第三戒「 あなたの神、主の名をみだりに唱えてはならない。みだりにその名を唱える者を主は罰せずにはおかれない。」
第四戒「 安息日を心に留め、これを聖別せよ。 六日の間働いて、何であれあなたの仕事をし、
七日目は、あなたの神、主の安息日であるから、いかなる仕事もしてはならない。あなたも、息子も、娘も、男女の奴隷も、家畜も、あなたの町の門の中に寄留する人々も同様である。六日の間に主は天と地と海とそこにあるすべてのものを造り、七日目に休まれたから、主は安息日を祝福して聖別されたのである。
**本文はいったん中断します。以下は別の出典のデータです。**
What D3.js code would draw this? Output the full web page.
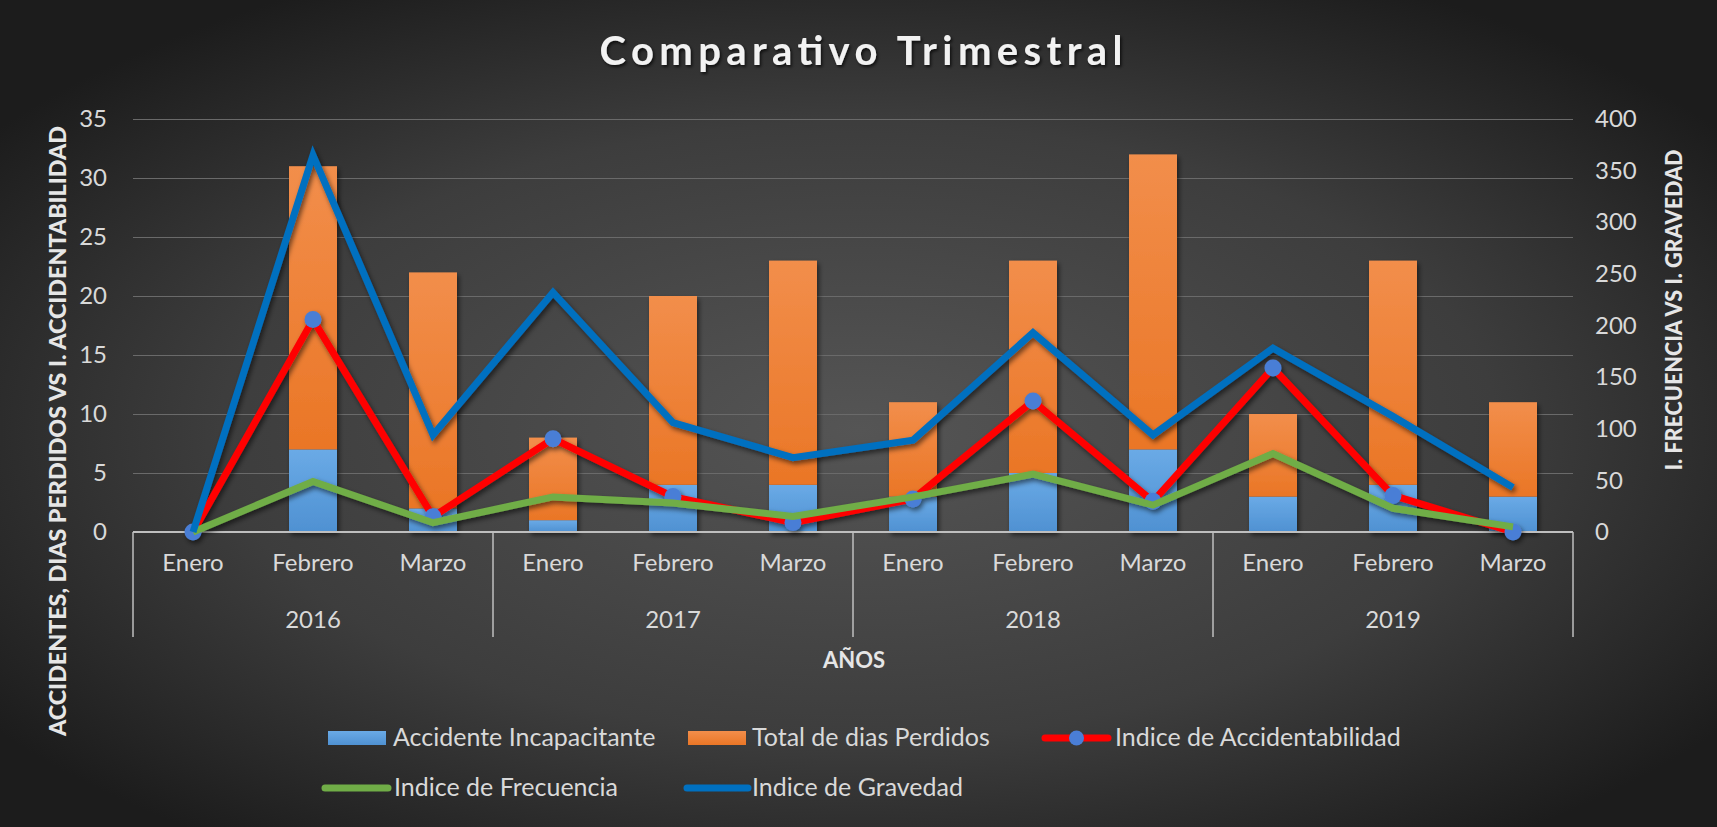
<!DOCTYPE html>
<html>
<head>
<meta charset="utf-8">
<script src="https://cdn.jsdelivr.net/npm/d3@7"></script>
<style>
  html, body { margin: 0; padding: 0; background: #2a2a2a; }
  svg { display: block; }
  text { font-family: Lato, "Open Sans", sans-serif; }
</style>
</head>
<body>
<svg id="chart" width="1717" height="827"></svg>
<script>
// ---------------- DATA ----------------
const months = ["Enero", "Febrero", "Marzo", "Enero", "Febrero", "Marzo", "Enero", "Febrero", "Marzo", "Enero", "Febrero", "Marzo"];
const years = ["2016", "2017", "2018", "2019"];
const accidenteIncapacitante = [0, 7, 2, 1, 4, 4, 3, 5, 7, 3, 4, 3];
const diasPerdidos = [0, 24, 20, 7, 16, 19, 8, 18, 25, 7, 19, 8]; // stacked on top of accidents
const indiceAccidentabilidad = [0, 18, 1.3, 7.9, 3, 0.8, 2.8, 11.1, 2.6, 13.9, 3.1, 0];
const indiceFrecuencia = [0, 49, 9, 34, 28, 15, 34, 56, 26, 76, 23, 5];
const indiceGravedad = [0, 365, 94, 232, 106, 72, 89, 193, 94, 178, 112, 43];
const leftTicks = [0, 5, 10, 15, 20, 25, 30, 35];
const rightTicks = [0, 50, 100, 150, 200, 250, 300, 350, 400];
const legendLabels = ["Accidente Incapacitante", "Total de dias Perdidos", "Indice de Accidentabilidad", "Indice de Frecuencia", "Indice de Gravedad"];
const titleText = "Comparativo Trimestral";
const leftTitle = "ACCIDENTES, DIAS PERDIDOS VS I. ACCIDENTABILIDAD";
const rightTitle = "I. FRECUENCIA VS I. GRAVEDAD";
const xTitle = "AÑOS";

// ---------------- SETUP ----------------
const W = 1717, H = 827;
const plot = { left: 133, right: 1573, top: 119, bottom: 532 };
const FS = "24px";
const svg = d3.select("#chart");
const defs = svg.append("defs");

const bg = defs.append("radialGradient").attr("id", "bg")
  .attr("cx", "50%").attr("cy", "52%").attr("r", "62%");
bg.append("stop").attr("offset", "0%").attr("stop-color", "#555555");
bg.append("stop").attr("offset", "60%").attr("stop-color", "#3d3d3d");
bg.append("stop").attr("offset", "100%").attr("stop-color", "#1c1c1c");

const gBlue = defs.append("linearGradient").attr("id", "gBlue").attr("x1", 0).attr("y1", 0).attr("x2", 0).attr("y2", 1);
gBlue.append("stop").attr("offset", "0%").attr("stop-color", "#6aaae6");
gBlue.append("stop").attr("offset", "100%").attr("stop-color", "#4f91d2");
const gOrange = defs.append("linearGradient").attr("id", "gOrange").attr("x1", 0).attr("y1", 0).attr("x2", 0).attr("y2", 1);
gOrange.append("stop").attr("offset", "0%").attr("stop-color", "#f28e4b");
gOrange.append("stop").attr("offset", "100%").attr("stop-color", "#ea7626");

const sh = defs.append("filter").attr("id", "shadow").attr("x", "-20%").attr("y", "-20%").attr("width", "140%").attr("height", "140%");
sh.append("feDropShadow").attr("dx", 2).attr("dy", 3).attr("stdDeviation", 2.5).attr("flood-color", "#000").attr("flood-opacity", 0.55);
const tsh = defs.append("filter").attr("id", "tshadow").attr("x", "-10%").attr("y", "-30%").attr("width", "120%").attr("height", "160%");
tsh.append("feDropShadow").attr("dx", 1.5).attr("dy", 2).attr("stdDeviation", 1.5).attr("flood-color", "#000").attr("flood-opacity", 0.7);

svg.append("rect").attr("width", W).attr("height", H).attr("fill", "url(#bg)");

// scales
const idx = d3.range(months.length);
const x = d3.scaleBand().domain(idx).range([plot.left, plot.right]).paddingInner(0.6).paddingOuter(0.3);
const cx = i => x(i) + x.bandwidth() / 2;
const yL = d3.scaleLinear().domain([0, 35]).range([plot.bottom, plot.top]);
const yR = d3.scaleLinear().domain([0, 400]).range([plot.bottom, plot.top]);

// gridlines
const grid = svg.append("g").attr("transform", `translate(${plot.left},0)`)
  .call(d3.axisLeft(yL).tickValues(leftTicks).tickSize(-(plot.right - plot.left)).tickFormat(""));
grid.select(".domain").remove();
grid.selectAll("line").attr("stroke", "#6a6a6a").attr("stroke-width", 1)
  .filter(d => d === 0).remove();

// left axis labels
const ax = svg.append("g").attr("transform", `translate(${plot.left},0)`)
  .call(d3.axisLeft(yL).tickValues(leftTicks).tickSize(0).tickPadding(26));
ax.select(".domain").remove();
ax.selectAll("text").attr("fill", "#d9d9d9").style("font-size", FS).style("font-family", "Lato, sans-serif");

// right axis labels
const axR = svg.append("g").attr("transform", `translate(${plot.right},0)`)
  .call(d3.axisRight(yR).tickValues(rightTicks).tickSize(0).tickPadding(22));
axR.select(".domain").remove();
axR.selectAll("text").attr("fill", "#d9d9d9").style("font-size", FS).style("font-family", "Lato, sans-serif");

// bars (stacked)
const stackData = idx.map(i => ({ i, a: accidenteIncapacitante[i], d: diasPerdidos[i] }));
const series = d3.stack().keys(["a", "d"])(stackData);
const barColors = ["url(#gBlue)", "url(#gOrange)"];
const barsG = svg.append("g").attr("filter", "url(#shadow)");
series.forEach((s, k) => {
  barsG.selectAll(null).data(s).join("rect")
    .attr("x", d => x(d.data.i))
    .attr("width", x.bandwidth())
    .attr("y", d => yL(d[1]))
    .attr("height", d => Math.max(0, yL(d[0]) - yL(d[1])))
    .attr("fill", barColors[k]);
});

// x axis
const xAxis = svg.append("g").attr("transform", `translate(0,${plot.bottom})`)
  .call(d3.axisBottom(x).tickSize(0).tickPadding(22).tickFormat(i => months[i]));
xAxis.select(".domain").attr("stroke", "#bfbfbf").attr("stroke-width", 2)
  .attr("d", `M${plot.left},0H${plot.right}`);
xAxis.selectAll("text").attr("fill", "#d9d9d9").style("font-size", FS).style("font-family", "Lato, sans-serif");

// year groups
const groupW = (plot.right - plot.left) / years.length;
const yearG = svg.append("g");
yearG.selectAll("line").data(d3.range(years.length + 1)).join("line")
  .attr("x1", j => plot.left + j * groupW).attr("x2", j => plot.left + j * groupW)
  .attr("y1", plot.bottom).attr("y2", 637)
  .attr("stroke", "#bfbfbf").attr("stroke-width", 1.5);
yearG.selectAll("text").data(years).join("text")
  .attr("x", (d, j) => (cx(j * 3) + cx(j * 3 + 2)) / 2)
  .attr("y", 628)
  .attr("text-anchor", "middle").attr("fill", "#d9d9d9")
  .style("font-size", FS).text(d => d);

// lines
const lineL = d3.line().x((d, i) => cx(i)).y(d => yL(d));
const lineR = d3.line().x((d, i) => cx(i)).y(d => yR(d));
const linesG = svg.append("g").attr("filter", "url(#shadow)");
linesG.append("path").datum(indiceAccidentabilidad).attr("d", lineL)
  .attr("fill", "none").attr("stroke", "#ff0000").attr("stroke-width", 7).attr("stroke-linejoin", "miter");
linesG.selectAll("circle").data(indiceAccidentabilidad).join("circle")
  .attr("cx", (d, i) => cx(i)).attr("cy", d => yL(d)).attr("r", 8.5)
  .attr("fill", "#4a7ed6");
linesG.append("path").datum(indiceFrecuencia).attr("d", lineR)
  .attr("fill", "none").attr("stroke", "#70ad47").attr("stroke-width", 7).attr("stroke-linejoin", "miter");
linesG.append("path").datum(indiceGravedad).attr("d", lineR)
  .attr("fill", "none").attr("stroke", "#0070c0").attr("stroke-width", 7).attr("stroke-linejoin", "miter");

// titles
svg.append("text").attr("x", 861).attr("y", 65).attr("text-anchor", "middle")
  .attr("fill", "#f2f2f2").attr("filter", "url(#tshadow)")
  .attr("textLength", 523).attr("lengthAdjust", "spacing")
  .style("font-size", "40px").style("font-weight", "bold").text(titleText);

svg.append("text").attr("transform", "translate(66,431) rotate(-90)")
  .attr("text-anchor", "middle").attr("fill", "#e6e6e6")
  .attr("textLength", 610).attr("lengthAdjust", "spacingAndGlyphs")
  .style("font-size", "23px").style("font-weight", "900").text(leftTitle);

svg.append("text").attr("transform", "translate(1682,310) rotate(-90)")
  .attr("text-anchor", "middle").attr("fill", "#e6e6e6")
  .attr("textLength", 321).attr("lengthAdjust", "spacingAndGlyphs")
  .style("font-size", "23px").style("font-weight", "900").text(rightTitle);

svg.append("text").attr("x", 854).attr("y", 668).attr("text-anchor", "middle")
  .attr("fill", "#e6e6e6").style("font-size", "22px").style("font-weight", "bold").text(xTitle);

// legend
const legendItems = [
  { label: legendLabels[0], type: "bar", color: "url(#gBlue)", sx: 328, sw: 58, tx: 393, y: 738 },
  { label: legendLabels[1], type: "bar", color: "url(#gOrange)", sx: 688, sw: 58, tx: 752, y: 738 },
  { label: legendLabels[2], type: "marker", color: "#ff0000", sx: 1045, sw: 63, tx: 1115, y: 738 },
  { label: legendLabels[3], type: "line", color: "#70ad47", sx: 325, sw: 63, tx: 394, y: 788 },
  { label: legendLabels[4], type: "line", color: "#0070c0", sx: 687, sw: 61, tx: 752, y: 788 }
];
const lg = svg.append("g");
legendItems.forEach(it => {
  const g = lg.append("g");
  if (it.type === "bar") {
    g.append("rect").attr("x", it.sx).attr("y", it.y - 7).attr("width", it.sw).attr("height", 14).attr("fill", it.color);
  } else {
    g.append("line").attr("x1", it.sx).attr("x2", it.sx + it.sw).attr("y1", it.y).attr("y2", it.y)
      .attr("stroke", it.color).attr("stroke-width", 7).attr("stroke-linecap", "round");
    if (it.type === "marker") {
      g.append("circle").attr("cx", it.sx + it.sw / 2).attr("cy", it.y).attr("r", 7.5).attr("fill", "#4a7ed6");
    }
  }
  g.append("text").attr("x", it.tx).attr("y", it.y + 8).attr("fill", "#d9d9d9")
    .style("font-size", "25px").text(it.label);
});
</script>
</body>
</html>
第五戒「あなたの父母を敬え。そうすればあなたは、あなたの神、主が与えられる土地に長く生きることができる。」
第六戒「 殺してはならない。」
第七戒「 姦淫してはならない。」
八戒「 盗んではならない。」
第九戒「 隣人に関して偽証してはならない。」
十戒「 隣人の家を欲してはならない。隣人の妻、男女の奴隷、牛、ろばなど隣人のものを一切欲してはならない。」

 キリスト教において、根底にあるのは「十戒」である。この基本の生き方「十戒」を守ることができないので、イエス・キリストは十字架にお架りになったのである。